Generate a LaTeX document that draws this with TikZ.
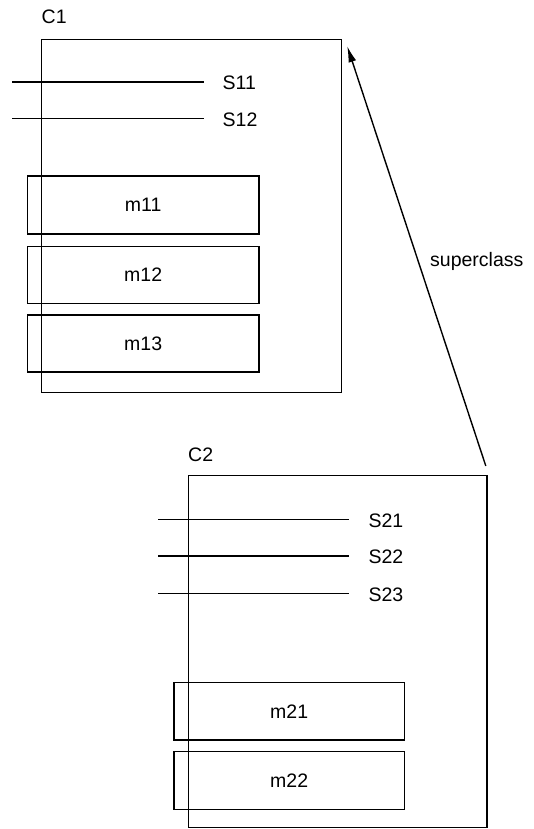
\documentclass[tikz,border=0pt]{standalone}
\usepackage{fontspec}
\setmainfont{Liberation Sans}
\usetikzlibrary{arrows.meta}
\begin{document}
\begin{tikzpicture}[x=1pt,y=-1pt,
  every node/.style={font=\fontsize{19.5}{23}\selectfont},
  classbox/.style={draw,line width=1.5pt,inner sep=0pt},
  methbox/.style={draw,line width=1.5pt,inner sep=0pt},
  lbl/.style={anchor=west,inner sep=0pt},
  slot/.style={line width=1.3pt},
  super/.style={line width=1.4pt,-{Latex[length=16pt,width=8pt]}}]
\useasboundingbox (0,0) rectangle (533,829);
% class C1
\node[lbl] (c1lab) at (41.5,17) {C1};
\node[classbox,minimum width=300pt,minimum height=353pt] (c1) at (191.5,216) {};
\coordinate (s11a) at (12,82);
\coordinate (s12a) at (12,118.5);
\node[lbl] (s11) at (222.5,83) {S11};
\node[lbl] (s12) at (222.5,120) {S12};
\draw[slot] (s11a) -- ([xshift=-18.5pt]s11.west |- s11a);
\draw[slot] (s12a) -- ([xshift=-18.5pt]s12.west |- s12a);
\node[methbox,minimum width=231.5pt,minimum height=58pt] (m11) at (143.2,205) {m11};
\node[methbox,minimum width=231.5pt,minimum height=57pt] (m12) at (143.2,275) {m12};
\node[methbox,minimum width=231.5pt,minimum height=57pt] (m13) at (143.2,343.7) {m13};
% class C2
\node[lbl] (c2lab) at (188,455) {C2};
\node[classbox,minimum width=298.5pt,minimum height=352pt] (c2) at (337.5,651.7) {};
\coordinate (s21a) at (158.3,519.3);
\coordinate (s22a) at (158.3,556);
\coordinate (s23a) at (158.3,593.3);
\node[lbl] (s21) at (368.3,520.5) {S21};
\node[lbl] (s22) at (368.3,557.2) {S22};
\node[lbl] (s23) at (368.3,594.5) {S23};
\draw[slot] (s21a) -- ([xshift=-19pt]s21.west |- s21a);
\draw[slot] (s22a) -- ([xshift=-19pt]s22.west |- s22a);
\draw[slot] (s23a) -- ([xshift=-19pt]s23.west |- s23a);
\node[methbox,minimum width=230.3pt,minimum height=57.3pt] (m21) at (289.2,711.3) {m21};
\node[methbox,minimum width=230.3pt,minimum height=57.6pt] (m22) at (289.2,780.5) {m22};
% superclass link
\draw[super] ([shift={(-1.7pt,9pt)}]c2.north east) -- ([shift={(5pt,-7.5pt)}]c1.north east);
\node[anchor=base west,inner sep=0pt] (sup) at (430,266) {superclass};
\end{tikzpicture}
\end{document}
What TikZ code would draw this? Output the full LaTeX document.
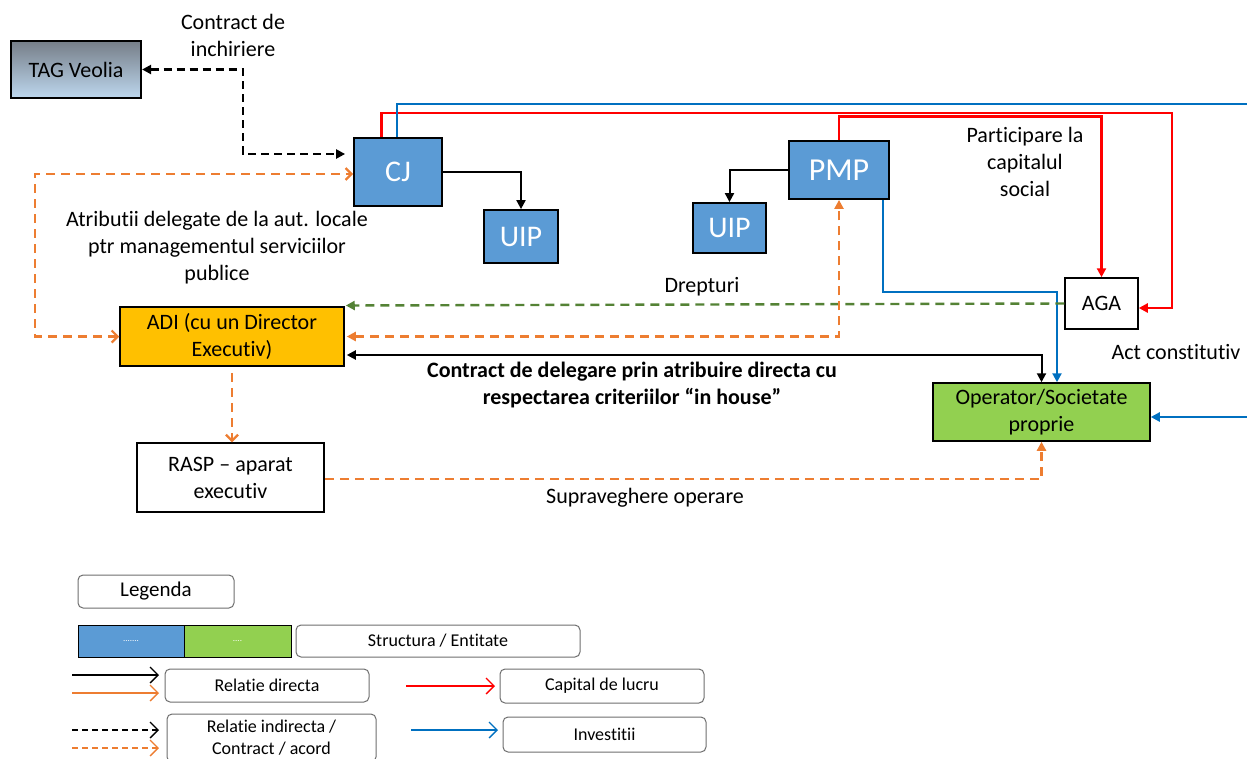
__________
**Written problem:** Transcribe the full listing above exactly, with the images removed.

**Solution to the problem:**
Generate a LaTeX document that draws this with TikZ.
\documentclass[tikz,border=0pt]{standalone}
\usepackage{fontspec}
\setmainfont{Liberation Sans}
\usetikzlibrary{arrows.meta}
\begin{document}
\begin{tikzpicture}[x=1pt,y=-1pt,
  every node/.style={font=\fontsize{19.5}{23}\selectfont},
  classbox/.style={draw,line width=1.5pt,inner sep=0pt},
  methbox/.style={draw,line width=1.5pt,inner sep=0pt},
  lbl/.style={anchor=west,inner sep=0pt},
  slot/.style={line width=1.3pt},
  super/.style={line width=1.4pt,-{Latex[length=16pt,width=8pt]}}]
\useasboundingbox (0,0) rectangle (533,829);
% class C1
\node[lbl] (c1lab) at (41.5,17) {C1};
\node[classbox,minimum width=300pt,minimum height=353pt] (c1) at (191.5,216) {};
\coordinate (s11a) at (12,82);
\coordinate (s12a) at (12,118.5);
\node[lbl] (s11) at (222.5,83) {S11};
\node[lbl] (s12) at (222.5,120) {S12};
\draw[slot] (s11a) -- ([xshift=-18.5pt]s11.west |- s11a);
\draw[slot] (s12a) -- ([xshift=-18.5pt]s12.west |- s12a);
\node[methbox,minimum width=231.5pt,minimum height=58pt] (m11) at (143.2,205) {m11};
\node[methbox,minimum width=231.5pt,minimum height=57pt] (m12) at (143.2,275) {m12};
\node[methbox,minimum width=231.5pt,minimum height=57pt] (m13) at (143.2,343.7) {m13};
% class C2
\node[lbl] (c2lab) at (188,455) {C2};
\node[classbox,minimum width=298.5pt,minimum height=352pt] (c2) at (337.5,651.7) {};
\coordinate (s21a) at (158.3,519.3);
\coordinate (s22a) at (158.3,556);
\coordinate (s23a) at (158.3,593.3);
\node[lbl] (s21) at (368.3,520.5) {S21};
\node[lbl] (s22) at (368.3,557.2) {S22};
\node[lbl] (s23) at (368.3,594.5) {S23};
\draw[slot] (s21a) -- ([xshift=-19pt]s21.west |- s21a);
\draw[slot] (s22a) -- ([xshift=-19pt]s22.west |- s22a);
\draw[slot] (s23a) -- ([xshift=-19pt]s23.west |- s23a);
\node[methbox,minimum width=230.3pt,minimum height=57.3pt] (m21) at (289.2,711.3) {m21};
\node[methbox,minimum width=230.3pt,minimum height=57.6pt] (m22) at (289.2,780.5) {m22};
% superclass link
\draw[super] ([shift={(-1.7pt,9pt)}]c2.north east) -- ([shift={(5pt,-7.5pt)}]c1.north east);
\node[anchor=base west,inner sep=0pt] (sup) at (430,266) {superclass};
\end{tikzpicture}
\end{document}
What TikZ code would draw this? Output the full LaTeX document.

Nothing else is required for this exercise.